>> Start
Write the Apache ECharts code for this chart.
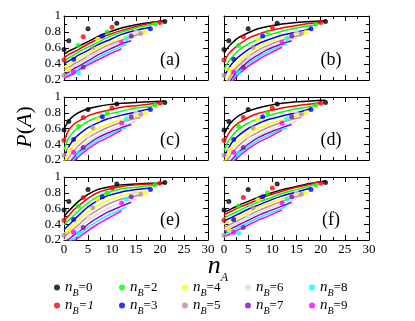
<!DOCTYPE html>
<html>
<head>
<meta charset="utf-8">
<script src="https://cdn.jsdelivr.net/npm/echarts@6/dist/echarts.min.js"></script>
<style>
  html, body { margin: 0; padding: 0; background: #fff; }
  #chart { width: 415px; height: 321px; }
</style>
</head>
<body>
<div id="chart"></div>
<script>
var nBValues = [0, 1, 2, 3, 4, 5, 6, 7, 8, 9]
var colors = ['#000000', '#ff0000', '#00ff00', '#0000ff', '#ffff00', '#bc8f8f', '#dcdcdc', '#9400d3', '#00ffff', '#ff00ff']
var panelNames = ['(a)', '(b)', '(c)', '(d)', '(e)', '(f)']

// measured points, one list per nB
var dotsNA = [[0, 1, 5, 11, 21], [0, 4, 10, 20], [3, 9, 19], [2, 8, 18], [1, 7, 17], [0, 6, 16], [5, 15], [4, 14], [3, 13], [2, 12]]
var dotsP = [
    [0.58, 0.69, 0.84, 0.91, 0.93],
    [0.45, 0.74, 0.86, 0.92],
    [0.63, 0.80, 0.90],
    [0.46, 0.75, 0.84],
    [0.33, 0.71, 0.80],
    [0.26, 0.61, 0.78],
    [0.50, 0.80],
    [0.36, 0.75],
    [0.29, 0.72],
    [0.30, 0.67]
]

// model curves, read at these nA values; each curve stops at nA = 21 - nB
var curveNA = [0, 1, 2, 3, 5, 7, 9, 12, 15, 18]
var curvesA = [
    [0.52, 0.56, 0.59, 0.62, 0.68, 0.74, 0.79, 0.85, 0.89, 0.92, 0.94],
    [0.48, 0.52, 0.55, 0.58, 0.65, 0.71, 0.76, 0.82, 0.87, 0.91, 0.93],
    [0.44, 0.48, 0.51, 0.55, 0.61, 0.67, 0.73, 0.80, 0.85, 0.89, 0.90],
    [0.40, 0.44, 0.47, 0.51, 0.57, 0.64, 0.69, 0.77, 0.82, 0.86],
    [0.36, 0.40, 0.43, 0.47, 0.54, 0.60, 0.66, 0.73, 0.79, 0.82],
    [0.33, 0.36, 0.40, 0.43, 0.50, 0.57, 0.63, 0.70, 0.76, 0.78],
    [0.30, 0.33, 0.37, 0.40, 0.47, 0.54, 0.60, 0.68, 0.74],
    [0.27, 0.30, 0.34, 0.37, 0.44, 0.51, 0.57, 0.65, 0.69],
    [0.24, 0.27, 0.31, 0.34, 0.41, 0.48, 0.54, 0.62, 0.64],
    [0.22, 0.25, 0.28, 0.32, 0.39, 0.45, 0.51, 0.59]
]
var curvesB = [
    [0.53, 0.62, 0.68, 0.73, 0.79, 0.84, 0.87, 0.90, 0.92, 0.93, 0.94],
    [0.43, 0.53, 0.59, 0.64, 0.72, 0.77, 0.81, 0.85, 0.88, 0.91, 0.92],
    [0.33, 0.44, 0.51, 0.57, 0.65, 0.71, 0.76, 0.81, 0.85, 0.88, 0.89],
    [0.24, 0.35, 0.43, 0.49, 0.58, 0.65, 0.70, 0.76, 0.80, 0.84],
    [0.10, 0.25, 0.35, 0.42, 0.53, 0.61, 0.67, 0.73, 0.78, 0.80],
    [0.05, 0.21, 0.31, 0.38, 0.49, 0.57, 0.63, 0.70, 0.75, 0.76],
    [0.02, 0.18, 0.28, 0.35, 0.46, 0.54, 0.60, 0.67, 0.73],
    [0.00, 0.15, 0.25, 0.32, 0.43, 0.51, 0.58, 0.65, 0.69],
    [-0.02, 0.12, 0.22, 0.29, 0.40, 0.48, 0.55, 0.63, 0.65],
    [-0.04, 0.10, 0.20, 0.27, 0.37, 0.45, 0.52, 0.61]
]
var curvesC = [
    [0.59, 0.70, 0.76, 0.80, 0.85, 0.88, 0.90, 0.92, 0.93, 0.94, 0.95],
    [0.45, 0.58, 0.65, 0.69, 0.76, 0.80, 0.83, 0.87, 0.89, 0.91, 0.93],
    [0.33, 0.48, 0.56, 0.61, 0.69, 0.74, 0.78, 0.82, 0.86, 0.88, 0.90],
    [0.24, 0.37, 0.46, 0.52, 0.61, 0.67, 0.72, 0.77, 0.81, 0.85],
    [0.17, 0.29, 0.38, 0.44, 0.54, 0.60, 0.65, 0.71, 0.76, 0.79],
    [0.12, 0.23, 0.31, 0.38, 0.48, 0.55, 0.61, 0.68, 0.73, 0.74],
    [0.08, 0.18, 0.26, 0.33, 0.43, 0.51, 0.57, 0.64, 0.69],
    [0.05, 0.15, 0.23, 0.30, 0.40, 0.48, 0.54, 0.61, 0.65],
    [0.02, 0.12, 0.20, 0.27, 0.37, 0.45, 0.51, 0.59, 0.61],
    [0.00, 0.10, 0.18, 0.24, 0.34, 0.42, 0.48, 0.58]
]
var curvesD = [
    [0.52, 0.64, 0.71, 0.76, 0.82, 0.86, 0.89, 0.92, 0.94, 0.95, 0.96],
    [0.42, 0.54, 0.62, 0.67, 0.74, 0.79, 0.82, 0.86, 0.89, 0.91, 0.93],
    [0.32, 0.45, 0.53, 0.59, 0.67, 0.72, 0.76, 0.81, 0.85, 0.88, 0.90],
    [0.24, 0.36, 0.45, 0.51, 0.60, 0.66, 0.71, 0.76, 0.80, 0.85],
    [0.17, 0.29, 0.38, 0.44, 0.54, 0.60, 0.65, 0.71, 0.76, 0.79],
    [0.12, 0.23, 0.31, 0.38, 0.48, 0.55, 0.61, 0.68, 0.73, 0.74],
    [0.08, 0.18, 0.26, 0.33, 0.43, 0.51, 0.57, 0.64, 0.69],
    [0.05, 0.15, 0.23, 0.30, 0.40, 0.48, 0.54, 0.61, 0.65],
    [0.02, 0.12, 0.20, 0.27, 0.37, 0.45, 0.51, 0.59, 0.61],
    [0.00, 0.10, 0.18, 0.24, 0.34, 0.42, 0.48, 0.58]
]
var curvesE = [
    [0.50, 0.57, 0.63, 0.69, 0.78, 0.84, 0.87, 0.90, 0.91, 0.92, 0.92],
    [0.45, 0.51, 0.58, 0.63, 0.73, 0.80, 0.84, 0.88, 0.90, 0.91, 0.91],
    [0.39, 0.45, 0.51, 0.57, 0.67, 0.75, 0.80, 0.85, 0.87, 0.89, 0.89],
    [0.33, 0.39, 0.45, 0.51, 0.62, 0.70, 0.76, 0.81, 0.84, 0.86],
    [0.28, 0.33, 0.39, 0.45, 0.56, 0.64, 0.70, 0.76, 0.80, 0.82],
    [0.24, 0.29, 0.34, 0.39, 0.50, 0.58, 0.65, 0.72, 0.76, 0.77],
    [0.20, 0.25, 0.30, 0.35, 0.45, 0.53, 0.60, 0.67, 0.72],
    [0.17, 0.21, 0.26, 0.30, 0.40, 0.48, 0.55, 0.63, 0.68],
    [0.14, 0.18, 0.22, 0.26, 0.36, 0.44, 0.51, 0.59, 0.62],
    [0.12, 0.15, 0.19, 0.23, 0.32, 0.40, 0.47, 0.57]
]
var curvesF = [
    [0.55, 0.58, 0.61, 0.64, 0.69, 0.74, 0.78, 0.84, 0.88, 0.92, 0.95],
    [0.52, 0.55, 0.58, 0.61, 0.66, 0.71, 0.76, 0.82, 0.87, 0.91, 0.94],
    [0.48, 0.51, 0.54, 0.57, 0.63, 0.68, 0.72, 0.79, 0.84, 0.89, 0.91],
    [0.44, 0.47, 0.50, 0.53, 0.59, 0.64, 0.69, 0.76, 0.81, 0.86],
    [0.40, 0.43, 0.46, 0.49, 0.55, 0.61, 0.66, 0.72, 0.78, 0.82],
    [0.36, 0.39, 0.42, 0.45, 0.51, 0.57, 0.62, 0.69, 0.75, 0.77],
    [0.33, 0.36, 0.39, 0.42, 0.48, 0.54, 0.59, 0.66, 0.72],
    [0.30, 0.33, 0.36, 0.39, 0.45, 0.51, 0.56, 0.63, 0.68],
    [0.27, 0.30, 0.33, 0.36, 0.42, 0.48, 0.53, 0.60, 0.64],
    [0.24, 0.27, 0.30, 0.33, 0.39, 0.45, 0.50, 0.58]
]
var panelCurves = [curvesA, curvesB, curvesC, curvesD, curvesE, curvesF]

var font = 'Liberation Serif'
var colLeft = [64, 224]
var colWidth = [144, 145]
var rowTop = [16, 97, 177]
var rowHeight = [64, 63, 63]

function curveX(nB) {
    var end = 21 - nB
    return curveNA.filter(function (x) { return x < end }).concat([end])
}

function yLabel(v) {
    return Math.abs(v - 1) < 1e-6 ? '1' : v.toFixed(1)
}

var grids = []
var xAxes = []
var yAxes = []
var series = []
var graphics = []

panelNames.forEach(function (name, p) {
    var col = p % 2
    var row = Math.floor(p / 2)
    grids.push({
        left: colLeft[col], top: rowTop[row],
        width: colWidth[col], height: rowHeight[row]
    })
    var tick = { show: true, inside: true, length: 5, lineStyle: { color: '#000' } }
    var minor = { show: true, splitNumber: 2, length: 3, lineStyle: { color: '#000' } }
    var line = { show: true, onZero: false, lineStyle: { color: '#000', width: 1 } }
    xAxes.push({
        gridIndex: p, type: 'value', min: 0, max: 30, interval: 5, position: 'bottom',
        axisLine: line, axisTick: tick, minorTick: minor, splitLine: { show: false },
        axisLabel: { show: row === 2, margin: 3, color: '#000', fontFamily: font, fontSize: 13 }
    })
    xAxes.push({
        gridIndex: p, type: 'value', min: 0, max: 30, interval: 5, position: 'top',
        axisLine: line, axisTick: tick, minorTick: minor, splitLine: { show: false },
        axisLabel: { show: false }
    })
    yAxes.push({
        gridIndex: p, type: 'value', min: 0.2, max: 1, interval: 0.2, position: 'left',
        axisLine: line, axisTick: tick, minorTick: minor, splitLine: { show: false },
        axisLabel: { show: col === 0, margin: 3, color: '#000', fontFamily: font, fontSize: 13, formatter: yLabel }
    })
    yAxes.push({
        gridIndex: p, type: 'value', min: 0.2, max: 1, interval: 0.2, position: 'right',
        axisLine: line, axisTick: tick, minorTick: minor, splitLine: { show: false },
        axisLabel: { show: false }
    })

    var curves = panelCurves[p]
    nBValues.forEach(function (nB) {
        var xs = curveX(nB)
        series.push({
            type: 'line', name: 'fit' + nB, xAxisIndex: 2 * p, yAxisIndex: 2 * p,
            data: xs.map(function (x, i) { return [x, curves[nB][i]] }),
            smooth: 0.3, showSymbol: false, clip: true, silent: true,
            lineStyle: { color: colors[nB], width: 1.5 }, z: 2
        })
    })
    nBValues.forEach(function (nB) {
        series.push({
            type: 'scatter', name: 'nB=' + nB, xAxisIndex: 2 * p, yAxisIndex: 2 * p,
            data: dotsNA[nB].map(function (x, i) { return [x, dotsP[nB][i]] }),
            symbol: 'circle', symbolSize: 5, itemStyle: { color: colors[nB] }, z: 3
        })
    })

    graphics.push({
        type: 'text', x: colLeft[col] + colWidth[col] - 38, y: rowTop[row] + rowHeight[row] - 20,
        style: { text: name, font: '18px "Liberation Serif"', fill: '#000', align: 'center', verticalAlign: 'middle' }
    })
})

graphics.push({
    type: 'text', x: 25, y: 127, rotation: Math.PI / 2,
    style: {
        text: '{i|P}{r|(}{i|A}{r|)}', align: 'center', verticalAlign: 'middle',
        rich: {
            i: { fontFamily: font, fontStyle: 'italic', fontSize: 22, fill: '#000' },
            r: { fontFamily: font, fontSize: 22, fill: '#000' }
        }
    }
})
graphics.push({
    type: 'text', x: 218, y: 266,
    style: {
        text: '{n|n}{a|A}', align: 'center', verticalAlign: 'middle',
        rich: {
            n: { fontFamily: font, fontStyle: 'italic', fontSize: 26, fill: '#000', lineHeight: 24 },
            a: { fontFamily: font, fontStyle: 'italic', fontSize: 12, fill: '#000', verticalAlign: 'bottom', lineHeight: 12, padding: [0, 0, -6, 0] }
        }
    }
})

var legendCols = [54, 119, 182, 245, 309]
var legendRows = [280, 298]
var legends = nBValues.map(function (nB) {
    return {
        data: ['nB=' + nB], left: legendCols[Math.floor(nB / 2)], top: legendRows[nB % 2],
        itemWidth: 6, itemHeight: 6, icon: 'circle', padding: 0, selectedMode: false,
        formatter: function (name) {
            var k = name.split('=')[1]
            return '{n|n}{b|B}{e|=' + k + '}'
        },
        textStyle: {
            rich: {
                n: { fontFamily: font, fontStyle: 'italic', fontSize: 15, color: '#000', lineHeight: 16 },
                b: { fontFamily: font, fontStyle: 'italic', fontSize: 10, color: '#000', verticalAlign: 'bottom', lineHeight: 10, padding: [0, 0, -3, 0] },
                e: { fontFamily: font, fontStyle: nB === 1 ? 'italic' : 'normal', fontSize: 13, color: '#000', lineHeight: 16 }
            }
        }
    }
})

var chart = echarts.init(document.getElementById('chart'))
chart.setOption({
    animation: false,
    backgroundColor: '#fff',
    grid: grids,
    xAxis: xAxes,
    yAxis: yAxes,
    legend: legends,
    series: series,
    graphic: graphics
})
</script>
</body>
</html>
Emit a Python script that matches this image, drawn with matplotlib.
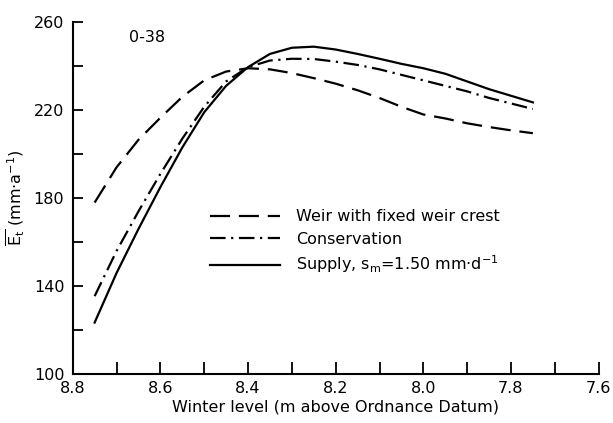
import matplotlib
matplotlib.use("Agg")
import matplotlib.pyplot as plt
from matplotlib.ticker import MultipleLocator, FixedLocator

# Winter level (m above Ordnance Datum)
level = [8.75, 8.70, 8.65, 8.60, 8.55, 8.50, 8.45, 8.40, 8.35, 8.30, 8.25,
         8.20, 8.15, 8.10, 8.05, 8.00, 7.95, 7.90, 7.85, 7.80, 7.75]

# Mean annual evapotranspiration (mm/a) for each water-management option
weir = [178.0, 194.0, 206.5, 216.5, 226.0, 233.5, 237.5, 239.0, 238.5, 236.8, 234.5,
        232.0, 229.0, 225.5, 221.5, 218.0, 216.2, 214.0, 212.3, 210.8, 209.5]
conservation = [135.5, 156.0, 174.0, 191.0, 207.0, 221.5, 233.0, 239.5, 242.5, 243.3, 243.2,
                242.0, 240.5, 238.5, 236.0, 233.5, 231.0, 228.5, 225.5, 223.0, 220.5]
supply = [123.5, 146.0, 166.0, 185.0, 203.0, 219.0, 231.0, 239.5, 245.5, 248.3, 248.8,
          247.5, 245.5, 243.3, 241.0, 239.0, 236.5, 233.0, 229.5, 226.5, 223.5]

y_major = [100, 140, 180, 220, 260]
y_minor = [120, 160, 200, 240]

labels = ["Weir with fixed weir crest", "Conservation",
          r"Supply, s$_\mathrm{m}$=1.50 mm$\cdot$d$^{-1}$"]

fig = plt.figure(figsize=(6.13, 4.23), dpi=100)
ax = fig.add_axes([0.1186, 0.115, 0.858, 0.833])

lw = 1.6
ax.plot(level, weir, color="black", lw=lw, dashes=(9, 4), label=labels[0])
ax.plot(level, conservation, color="black", lw=lw, dashes=(7, 2.5, 1, 2.5), label=labels[1])
ax.plot(level, supply, color="black", lw=lw, label=labels[2])

ax.set_xlim(8.8, 7.6)
ax.set_ylim(100, 260)

ax.xaxis.set_major_locator(MultipleLocator(0.2))
ax.xaxis.set_minor_locator(MultipleLocator(0.1))
ax.yaxis.set_major_locator(FixedLocator(y_major))
ax.yaxis.set_minor_locator(FixedLocator(y_minor))
ax.xaxis.set_major_formatter(plt.FuncFormatter(lambda v, p: f"{v:.1f}"))

for side in ("top", "right"):
    ax.spines[side].set_visible(False)
for side in ("left", "bottom"):
    ax.spines[side].set_linewidth(1.5)

ax.tick_params(axis="both", which="both", direction="in", width=1.3, labelsize=11.5)
ax.tick_params(axis="x", which="both", length=8.5, pad=5)
ax.tick_params(axis="y", which="both", length=7, pad=6)

ax.set_xlabel("Winter level (m above Ordnance Datum)", fontsize=11.5, labelpad=2)
ax.set_ylabel(r"$\overline{\mathrm{E}_\mathrm{t}}$ (mm$\cdot$a$^{-1}$)", fontsize=11.5,
              labelpad=5)

ax.text(0.107, 0.955, "0-38", transform=ax.transAxes, fontsize=11.5, va="center", ha="left")

ax.legend(loc="upper left", bbox_to_anchor=(0.24, 0.5), frameon=False, fontsize=11.5,
          handlelength=4.4, handletextpad=1.0, labelspacing=0.45, borderpad=0.2)

fig.savefig("out.png", dpi=100)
>> End
▶ **Exercise brief**:
Word for word, restate the lines beginning with the one that has "Emit a Python" and ending with the one that has "8.20, 8.15, 8.10, 8.05, 8.00, 7.95, 7.90, 7.85, 7.80, 7.75]". Keep both ends and skip any pictures.

▶ **Written response**:
Emit a Python script that matches this image, drawn with matplotlib.
import matplotlib
matplotlib.use("Agg")
import matplotlib.pyplot as plt
from matplotlib.ticker import MultipleLocator, FixedLocator

# Winter level (m above Ordnance Datum)
level = [8.75, 8.70, 8.65, 8.60, 8.55, 8.50, 8.45, 8.40, 8.35, 8.30, 8.25,
         8.20, 8.15, 8.10, 8.05, 8.00, 7.95, 7.90, 7.85, 7.80, 7.75]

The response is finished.